In making the move, she joined a long list of women who have stepped back from leadership roles at German companies. Thyssenkrupp AG chief executive officer Martina Merz and Hamburger Hafen und Logistik AG CFO Tanja Dreilich both resigned in June, around the same time that Christiana Riley departed Deutsche Bank AG’s investment arm – leaving the company with only one woman on its nine-person management board. She followed ETF executive Fiona Bassett, who said goodbye to the bank several weeks prior.
These departures reflect the difficulties that German companies have had in hiring and retaining female talent. The numbers are stark: at the end of 2022, women held less than 16% of seats on the management boards of the 160 companies listed in the German benchmark DAX, MDAX and SDAX indexes. That’s up slightly more than two percentage points from the year before. Since January, almost 23% of executives who decided to leave the management boards of these firms are female, according to data compiled by Bloomberg.
Women are also spending less time in top roles than their male peers. While men stay on average more than five and a half years in a C-suite job, women who have resigned from German management boards or announced their departure since the beginning of this year had spent on average less than three years in their position.
Many companies have been slow to address these issues. Since 2016, the largest listed companies have been required to appoint women to at least 30% of newly-assigned supervisory board seats. While mandatory gender quotas for executive boards had been hotly contested for years, in 2021 the ruling coalition finally agreed that some listed companies should have at least one woman in their top management ranks. Yet the rule has so many exemptions that it currently applies to fewer than 70 firms.
Outdated ideas about work/life balance and domestic obligations are one reason why women are underrepresented in upper management. Women in Germany are frequently expected to pursue their careers while running a household and raising children. Moreover, “mothers working long hours are often perceived as uncaring and neglectful,” said Lena Hipp, research professor at the WZB Berlin Social Science Center. This is true even of women in leadership roles.
Antiquated workplace assumptions are another contributing factor. Olga Mordvinova, a software engineer who most recently held a management position at ProSiebenSat1.Media SE before leaving to focus on her own company, knows from experience that women in Germany can struggle to be seen as equals to their male colleagues. “I had clients or suppliers confusing me with an assistant, asking me to get them a coffee,” she said, adding that people rarely picture a young woman when they think of corporate executives.
When it comes to finding women for top jobs, firms often look elsewhere rather than cultivate their own employees. “Poaching rates are much higher for women in leadership roles,” said Christian Boehnke, managing partner at Hunting/Her, a recruiting firm for female executives. He added that some companies don’t bother to address the issue at all. “Women also face companies that don’t practice what they preach in terms of fostering gender diversity,” he said.
Almost two-thirds of female board members at Germany’s largest listed companies are outside hires, a recent study found, which can put them at a disadvantage in understanding company culture. “Men who have already worked at lower levels in a company benefit from networks that are often not available to women,” said Regina Lindner, managing partner at Hunting/Her.
Odds of success for female leaders are even lower when a company is in crisis.
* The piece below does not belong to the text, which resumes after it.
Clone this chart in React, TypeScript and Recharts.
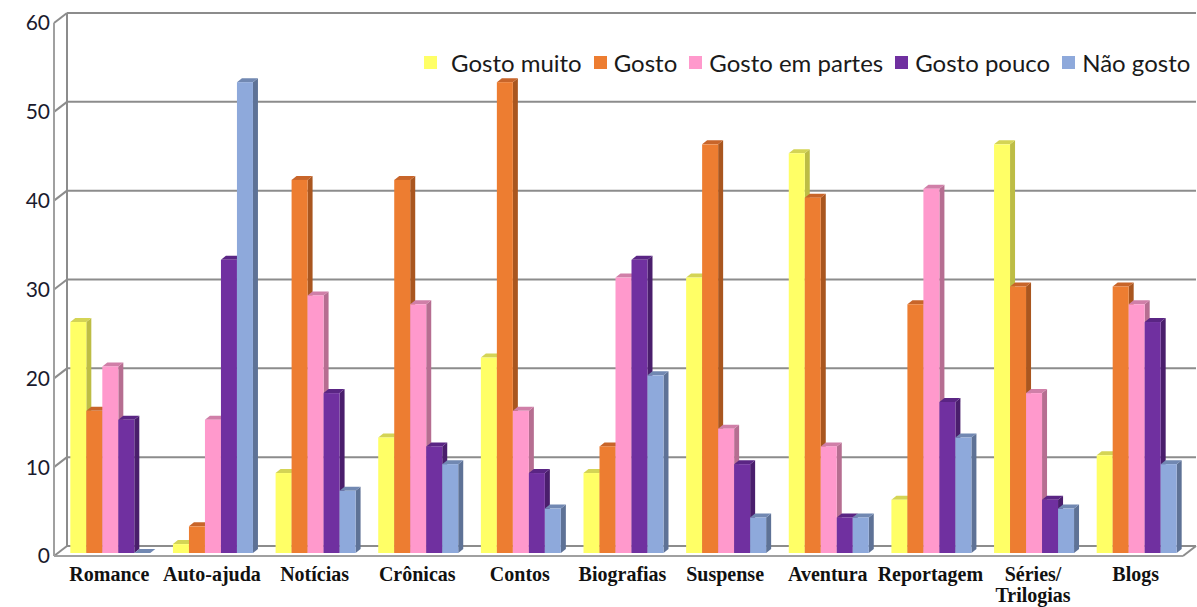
import React from "react";
import { BarChart, Bar, XAxis, YAxis, CartesianGrid, Legend } from "recharts";

// categories on the x axis
const categories = [
  "Romance",
  "Auto-ajuda",
  "Notícias",
  "Crônicas",
  "Contos",
  "Biografias",
  "Suspense",
  "Aventura",
  "Reportagem",
  "Séries/ Trilogias",
  "Blogs",
];

// series values
const gostoMuito = [26, 1, 9, 13, 22, 9, 31, 45, 6, 46, 11];
const gosto = [16, 3, 42, 42, 53, 12, 46, 40, 28, 30, 30];
const gostoEmPartes = [21, 15, 29, 28, 16, 31, 14, 12, 41, 18, 28];
const gostoPouco = [15, 33, 18, 12, 9, 33, 10, 4, 17, 6, 26];
const naoGosto = [0, 53, 7, 10, 5, 20, 4, 4, 13, 5, 10];

const seriesNames = ["Gosto muito", "Gosto", "Gosto em partes", "Gosto pouco", "Não gosto"];
const yTicks = [0, 10, 20, 30, 40, 50, 60];

const data = categories.map((name, i) => ({
  name,
  s0: gostoMuito[i],
  s1: gosto[i],
  s2: gostoEmPartes[i],
  s3: gostoPouco[i],
  s4: naoGosto[i],
}));

const COLORS = [
  { front: "#FFFF66", side: "#BDBD45", top: "#D4D455" },
  { front: "#ED7D31", side: "#A9561F", top: "#C8652A" },
  { front: "#FF99CC", side: "#B66E91", top: "#D07FA8" },
  { front: "#7030A0", side: "#4A1E6C", top: "#5A2584" },
  { front: "#8EA9DB", side: "#5E7296", top: "#7188B2" },
];

const W = 1197;
const H = 607;
const PLOT_TOP = 23;
const X_AXIS_H = 51;
const PLOT_BOTTOM = H - X_AXIS_H;
const WALL_DX = 13;
const WALL_DY = -10;
const GRID = "#8c8c8c";

const Bar3D = (props: any) => {
  const { x, y, width, height, colors } = props;
  if (x == null || y == null) return null;
  const bx = x + 4;
  const by = y - 3;
  const d = 5;
  const dh = 4;
  const h = Math.max(height, 0);
  return (
    <g>
      <polygon
        points={`${bx + width},${by} ${bx + width + d},${by - dh} ${bx + width + d},${by + h - dh} ${bx + width},${by + h}`}
        fill={colors.side}
      />
      <polygon
        points={`${bx},${by} ${bx + d},${by - dh} ${bx + width + d},${by - dh} ${bx + width},${by}`}
        fill={colors.top}
      />
      {h > 0 && <rect x={bx} y={by} width={width} height={h} fill={colors.front} />}
    </g>
  );
};

const gridLine = (p: any) => {
  const { x1, y1, x2 } = p;
  const isTop = Math.abs(y1 - PLOT_TOP) < 1;
  const isBottom = Math.abs(y1 - PLOT_BOTTOM) < 1;
  return (
    <g key={p.key}>
      <line x1={x1} y1={y1} x2={x1 + WALL_DX} y2={y1 + WALL_DY} stroke={GRID} strokeWidth={2} />
      <line x1={x1 + WALL_DX} y1={y1 + WALL_DY} x2={x2 + WALL_DX} y2={y1 + WALL_DY} stroke={GRID} strokeWidth={2} />
      {isTop && (
        <line
          x1={x1 + WALL_DX}
          y1={y1 + WALL_DY}
          x2={x1 + WALL_DX}
          y2={PLOT_BOTTOM + WALL_DY}
          stroke={GRID}
          strokeWidth={2}
        />
      )}
      {isBottom && (
        <line x1={x2} y1={y1} x2={x2 + WALL_DX} y2={y1 + WALL_DY} stroke={GRID} strokeWidth={2} />
      )}
    </g>
  );
};

const CategoryTick = (props: any) => {
  const { x, y, payload } = props;
  const parts = String(payload.value).split(" ");
  const lines = payload.value.includes("/") ? parts : [payload.value];
  return (
    <text
      x={x + 4}
      y={y}
      textAnchor="middle"
      fontFamily="'Liberation Serif', serif"
      fontWeight="bold"
      fontSize={20}
      fill="#111"
    >
      {lines.map((l: string, i: number) => (
        <tspan key={i} x={x + 4} dy={i === 0 ? 17 : 21}>
          {l}
        </tspan>
      ))}
    </text>
  );
};

const renderLegend = (props: any) => {
  const payload = [...props.payload].sort(
    (a: any, b: any) => seriesNames.indexOf(a.value) - seriesNames.indexOf(b.value)
  );
  return (
    <div style={{ display: "flex", alignItems: "center", fontFamily: "Lato", fontSize: 24, color: "#1a1a1a" }}>
      {payload.map((entry: any, i: number) => (
        <div key={i} style={{ display: "flex", alignItems: "center", marginRight: 12 }}>
          <span
            style={{ display: "inline-block", width: 13, height: 13, background: entry.color, marginRight: i === 0 ? 14 : 7 }}
          />
          <span>{entry.value}</span>
        </div>
      ))}
    </div>
  );
};

export default function App() {
  return (
    <div style={{ width: W, height: H, background: "#fff", position: "absolute", left: 0, top: 0 }}>
      <style>{`body{margin:0}`}</style>
      <BarChart
        width={W}
        height={H}
        data={data}
        margin={{ top: PLOT_TOP, right: 14, bottom: 0, left: 0 }}
        barCategoryGap="12%"
        barGap={0}
      >
        <CartesianGrid horizontal={gridLine} vertical={false} />
        <XAxis
          dataKey="name"
          height={X_AXIS_H}
          tickLine={false}
          axisLine={{ stroke: "#a0a0a0", strokeWidth: 2 }}
          tick={<CategoryTick />}
          interval={0}
        />
        <YAxis
          width={54}
          domain={[0, 60]}
          ticks={yTicks}
          tickLine={false}
          axisLine={{ stroke: "#a0a0a0", strokeWidth: 2 }}
          tickMargin={-2}
          tick={{ fontFamily: "Lato", fontSize: 21, fill: "#1a1a2e" }}
        />
        <Legend
          content={renderLegend}
          layout="horizontal"
          verticalAlign="middle"
          align="center"
          wrapperStyle={{ top: 48, left: 424, width: 790, height: 32 }}
        />
        {seriesNames.map((n, i) => (
          <Bar
            key={n}
            dataKey={`s${i}`}
            name={n}
            fill={COLORS[i].front}
            isAnimationActive={false}
            shape={(p: any) => <Bar3D {...p} colors={COLORS[i]} />}
          />
        ))}
      </BarChart>
    </div>
  );
}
When German dialysis specialist Fresenius Medical Care AG brought in CEO Carla Kriwet in 2022 to rein in the company’s runaway costs, she famously quit after just two months. This so-called “glass cliff” phenomenon, in which women are hired for leadership roles in high-risk environments, also contributes to high rates of departure.
There are ways to reverse these dynamics, however, such as fostering female talent at lower management levels. This is especially true in industries where women are still considerably outnumbered by men. “A large majority of new hires in the tech industry are still men,” said Mordvinova. “That’s why female CTOs are still so few and far between.”
When companies have invested in their own pipelines of female talent, the payoff has been noticeable. Take Beiersdorf AG, for example: The Nivea maker set its own gender quotas for top management levels more than a decade ago, and has linked executive board bonuses with hitting those goals. It also offers part-time leadership roles to employees with small children — who are able to attend the company’s on-site Kindergarten.
The results are clear. With three women and four men, its executive board has one of the highest level of gender parity across all 40 Dax companies.